An entire community is waiting and watching… watching our progress in maternity care in a rural region of Haiti. Our founder, Jean Elade Eloi, writes to us from Haiti. He watched a community coming together, gathering and celebrating their newest addition!
For the last 12 months I’ve been hearing stories about pregnant women coming to give birth at our Zorangé clinic. The stories are always interesting and we have been blessed with great results. Usually the expecting mothers are carried by men on a makeshift stretcher, or sometimes on a motorcycle, and some of them have had the strength to just walk here. They’ve come as far as 10 miles to give birth here because they believe they can get basic medical attention at our clinic.
Last night (on August 18), it was just past eight in the evening and I was climbing the few remaining mountains to get to our place in Bigot, Zorangé. I noticed that the community was really still awake (yes 8pm is pretty late, given that the people are up by 4 or 5am every day) and there were more lights on than usual at our properties. The clinic seemed to be totally lit and I was just wondering silently why? Then, as I pulled into the dorm I looked over and started to count people at the clinic – more than 40 outside alone. They had just witnessed another expecting mom deliver a child.

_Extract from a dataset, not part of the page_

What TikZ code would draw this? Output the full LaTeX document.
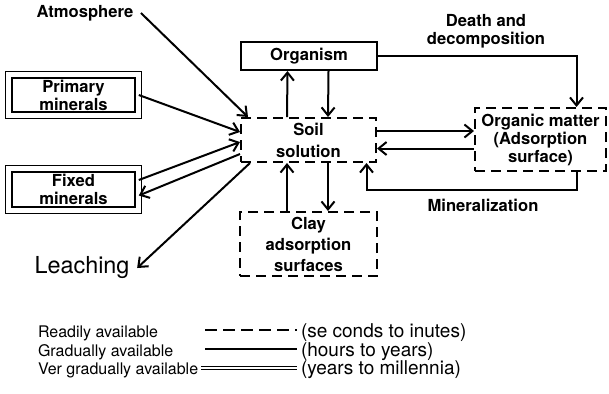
\documentclass[tikz,border=0pt]{standalone}
\usepackage{fontspec}
\setmainfont{TeX Gyre Heros}
\usetikzlibrary{arrows.meta}
\begin{document}
\begin{tikzpicture}[x=0.5pt,y=-0.5pt,line width=1pt,
    >={Straight Barb[length=4pt,width=6.5pt]},
    lbl/.style={font=\fontsize{8.3}{9}\selectfont\bfseries, align=center},
    pool/.style={lbl, draw, inner sep=0pt},
    fast/.style={dash pattern=on 5pt off 3pt},
    slow/.style={double, double distance=2.5pt, line width=0.7pt},
    leg/.style={font=\fontsize{8}{9}\selectfont, inner sep=0pt, anchor=base west},
    legr/.style={font=\fontsize{9.5}{10}\selectfont, inner sep=0pt, anchor=base west}]
    \useasboundingbox (0,0) rectangle (609,393);

    \node[pool, minimum width=68pt, minimum height=14pt] (org) at (309,56) {Organism};
    \node[pool, fast, minimum width=67.5pt, minimum height=22pt, font=\fontsize{8.3}{11}\selectfont\bfseries] (soil) at (308.5,140) {Soil\\solution};
    \node[pool, fast, minimum width=65.5pt, minimum height=31.5pt] (om) at (540.5,139.5) {Organic matter\\(Adsorption\\surface)};
    \node[pool, fast, minimum width=68.5pt, minimum height=32pt, font=\fontsize{8.3}{10.5}\selectfont\bfseries] (clay) at (308.5,244) {Clay\\adsorption\\surfaces};
    \node[pool, slow, minimum width=64.6pt, minimum height=20.1pt] (prim) at (73.5,95) {Primary\\minerals};
    \node[pool, slow, minimum width=64.6pt, minimum height=20.6pt] (fix) at (73.5,189.5) {Fixed\\minerals};

    \node[lbl] (atm) at (85,13) {Atmosphere};
    \node[lbl] (dd) at (486,31) {Death and\\decomposition};
    \node[lbl] (mn) at (483,205) {Mineralization};
    \node[font=\fontsize{11.7}{14}\selectfont] (lch) at (82,268) {Leaching};

    \draw[->] (atm.east) -- ([xshift=4pt]soil.north west);
    \draw[->] (prim.east) -- ([yshift=4pt]soil.west);
    \draw[->] ([yshift=4.75pt]fix.east) -- ([yshift=-1pt]soil.west);
    \draw[->] ([yshift=-7pt]soil.west) -- ([yshift=-3pt]fix.east);
    \draw[->] ([xshift=5pt]soil.south west) -- (lch.east);
    \draw[->] ([xshift=-10.75pt]soil.north) -- ([xshift=-10.75pt]org.south);
    \draw[->] ([xshift=9.75pt]org.south) -- ([xshift=9.75pt]soil.north);
    \draw[->] ([xshift=-10.75pt]clay.north) -- ([xshift=-10.75pt]soil.south);
    \draw[->] ([xshift=9.75pt]soil.south) -- ([xshift=9.75pt]clay.north);
    \draw[->] ([yshift=4.5pt]soil.east) -- ([yshift=4.5pt]soil.east -| om.west);
    \draw[->] ([yshift=-4.5pt]om.west) -- ([yshift=-4.5pt]om.west -| soil.east);
    \draw[->] (org.east) -| ([xshift=18pt]om.north);
    \draw[->] ([xshift=18pt]om.south) -- ++(0,18) -| ([xshift=29pt]soil.south);

    \node[leg] (ra) at (37,337) {Readily available};
    \node[leg] (ga) at (37,356) {Gradually available};
    \node[leg] (va) at (37,374) {Ver gradually available};
    \node[legr] (rt) at (300,337) {(se conds to inutes)};
    \node[legr] (gt) at (300,356) {(hours to years)};
    \node[legr] (vt) at (300,374) {(years to millennia)};
    \draw[line width=0.6pt, dash pattern=on 6pt off 3pt] ([xshift=-47.5pt,yshift=3.5pt]rt.base west) -- ([xshift=-1.5pt,yshift=3.5pt]rt.base west);
    \draw[line width=0.6pt] ([xshift=-47.5pt,yshift=3.5pt]gt.base west) -- ([xshift=-1.5pt,yshift=3.5pt]gt.base west);
    \draw[double, double distance=1.3pt, line width=0.5pt] ([xshift=1pt,yshift=3pt]va.base east) -- ([xshift=-1.5pt,yshift=3pt]vt.base west);
\end{tikzpicture}
\end{document}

Why is this so eventful? You have to be here and to live here to understand this phenomenon. The newest clinic is more than 5 miles away in Gandou and another one is 11 miles away in Bainet. Since we’ve had our first medical doctor here for only a little more than 12 months, our medical staff has helped catch babies just about every month.
The people come because they hear the commotion, they hear the screams of the moms in labor. Some of them are family members, some neighbors and friends who have helped to carry the mother to our clinic. And as they walk past houses along the way, the group picks up more and more people just in case they need help.
I parked the car and I ran into the clinic. A small generator is making noise in the background. Obed is providing security at the clinic because the people want to see what’s going on. I saw the new mom (19 years old) laying peacefully in bed and Dr. Edmond who had just traveled from Port au Prince the same day (coming from one of our nurses’s weddings – Myrlande) drenched in sweat and, of course, smiling. In the next room, the baby was being cleaned and dressed by one of the traditional birth attendants – yes, smiling.
This was my first experience seeing all the people that accompany the expecting mothers that come to our clinic believing that we can serve them and respect them. Awesome stuff and awesome people!